Will Power
12 Folio Facts
1. William Shakespeare’s First Folio is one of Dartmouth’s rarest books. The work of two actors from Shakespeare’s King’s Men troupe, it contains 36 of the Bard’s plays and is one of only 233 (or 234, depending on whom you ask) copies that survive among the 750 copies printed in 1623, seven years after the playwright’s death.
2. Without the publication of the folio, roughly half of Shakespeare’s works would have been lost to history. Only 18 of his plays had been previously published.
3. The value of Dartmouth’s First Folio remains unknown. College Archivist Peter Carini points to recent sales of other First Folios in similar condition: In May one sold for $2.75 million at a London auction. Another copy sold in July 2006 for more than $5 million.
4. Dartmouth’s copy was given to the College in the 1970s as part of the Hickmott Shakespeare Collection—a bequest from Allerton Hickmott, class of 1917, and his wife, Madelyn.

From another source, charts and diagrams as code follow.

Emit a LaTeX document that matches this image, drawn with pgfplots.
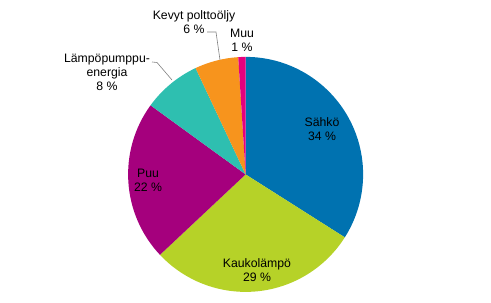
\documentclass[border=0pt]{standalone}
\usepackage{pgfplots}
\pgfplotsset{compat=1.18}
\usepackage{pgfplotstable}
\usepackage{fontspec}
\setmainfont{Liberation Sans}
\definecolor{c1}{RGB}{0,114,176}
\definecolor{c2}{RGB}{182,210,40}
\definecolor{c3}{RGB}{165,0,125}
\definecolor{c4}{RGB}{46,191,176}
\definecolor{c5}{RGB}{247,148,29}
\definecolor{c6}{RGB}{230,0,126}
\pgfplotstableread{
pct col
34 c1
29 c2
22 c3
8 c4
6 c5
1 c6
}\piedata
\begin{document}
\begin{tikzpicture}
\begin{axis}[
  scale only axis, width=491bp, height=303bp,
  xmin=0, xmax=491, ymin=0, ymax=303,
  hide axis, clip=false,
]
\addplot[draw=none] coordinates {(0,0) (491,303)};
\pgfplotstablegetrowsof{\piedata}
\pgfmathtruncatemacro{\nrows}{\pgfplotsretval-1}
\def\cum{0}
\pgfplotsforeachungrouped \i in {0,...,\nrows}{%
  \pgfplotstablegetelem{\i}{pct}\of{\piedata}\let\val\pgfplotsretval
  \pgfplotstablegetelem{\i}{col}\of{\piedata}\let\colname\pgfplotsretval
  \pgfmathsetmacro{\startang}{90-3.6*\cum}
  \pgfmathsetmacro{\endang}{90-3.6*(\cum+\val)}
  \edef\temp{\noexpand\fill[\colname] (axis cs:245.6,128.6) -- ++(\startang:117.5bp) arc[start angle=\startang, end angle=\endang, radius=117.5bp] -- cycle;}
  \temp
  \pgfmathsetmacro{\newcum}{\cum+\val}
  \global\let\cum\newcum
}
\tikzset{lab/.style={align=center, font=\fontsize{12.3}{14.2}\selectfont, inner sep=0pt}}
\node[lab] at (axis cs:322,173.5) {Sähkö\\34 \%};
\node[lab] at (axis cs:257,32.5) {Kaukolämpö\\29 \%};
\node[lab] at (axis cs:148,123) {Puu\\22 \%};
\node[lab] at (axis cs:107,231) {Lämpöpumppu-\\energia\\8 \%};
\node[lab] at (axis cs:194,280.5) {Kevyt polttoöljy\\6 \%};
\node[lab] at (axis cs:242,263) {Muu\\1 \%};
\draw[gray, line width=0.6pt] (axis cs:152,241) -- (axis cs:157,240.5) -- (axis cs:172,223);
\draw[gray, line width=0.6pt] (axis cs:207,271) -- (axis cs:216,271) -- (axis cs:220,243);
\end{axis}
\end{tikzpicture}
\end{document}
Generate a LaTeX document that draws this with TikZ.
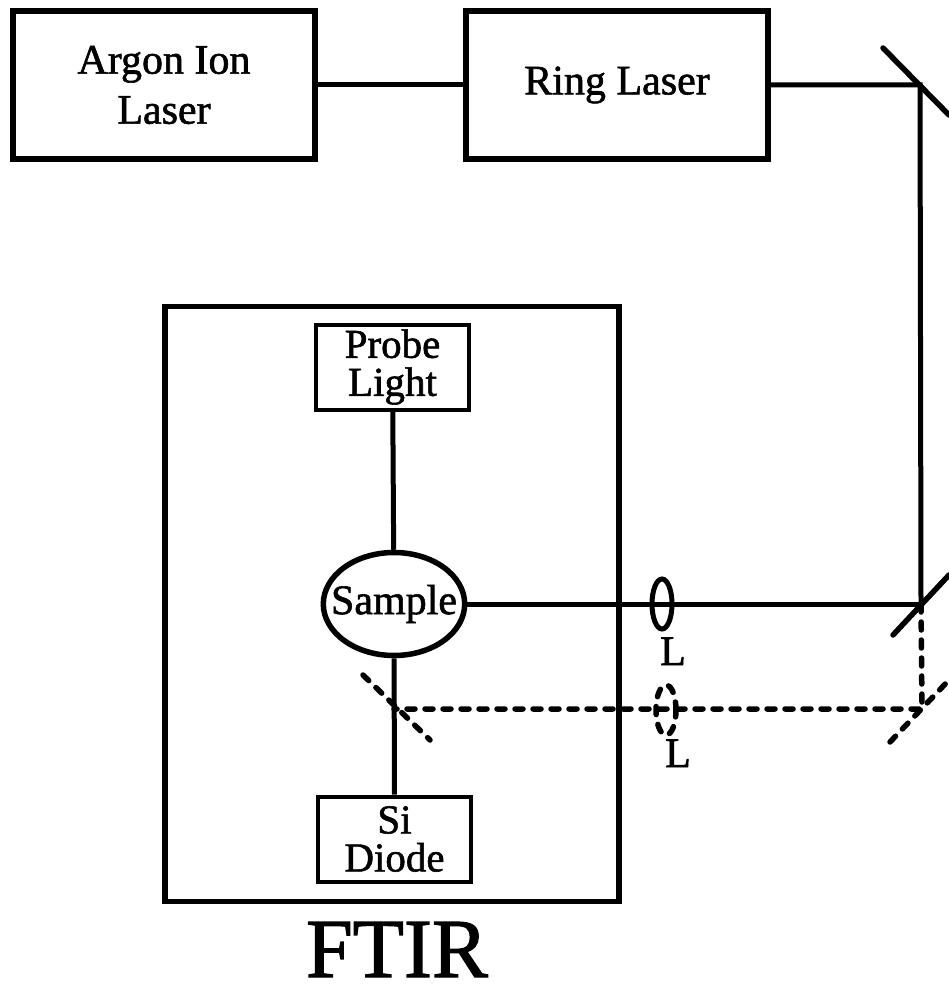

5. The folio is the second-most requested book at Rauner Special Collections Library. The top request? A first edition of The Book of Mormon.
6. Dartmouth’s copy was cannibalized from several different First Folio volumes.
7. The work represented the first time a play (or plays, in this instance) was elevated to the same page size and level of prestige as a work of literature. Dartmouth’s First Folio measures 12 3/8 inches by 8 inches. Previously, plays tended to be printed on quarter-pages, or quartos, which tended to shorten their lifespan.
8. The First Folio is not without error. All copies omit Troilus and Cressida from the table of contents. And the volume lacks Pericles, Prince of Tyre due to copyright squabbles with the original publisher.
9. Special Collections education and outreach librarian Morgan Swan notes that the First Folio reflects changes made to the original plays by actors, directors and the author after they were originally published and had been performed. What we see in the First Folio is “one level removed from original Shakespeare,” says Swan.
10. Rauner’s mission is focused on “active learning,” so students, such as those in certain English classes, can actually touch these pages. “You don’t get that in a lecture,” Swan says. “Handling an object such as the First Folio, and having awareness of its materiality, teaches students about contemporary societal values and cultural norms of the object’s time period. It’s a gateway.”
11. The oddest questions Professor Alex Halasz gets about the First Folio are queries about authorship, and whether Shakespeare indeed wrote all 36 plays. “Together with later 17th-century folios and successive 18th- and 19th-century editions also in Special Collections, the First Folio anchors a wide range of research possibilities into how questions of text and authorship are renegotiated over long periods of time,” she says.
12. Publication of the folio marked the first time Shakespeare’s works were organized into the three traditional designations of comedy, tragedy and history.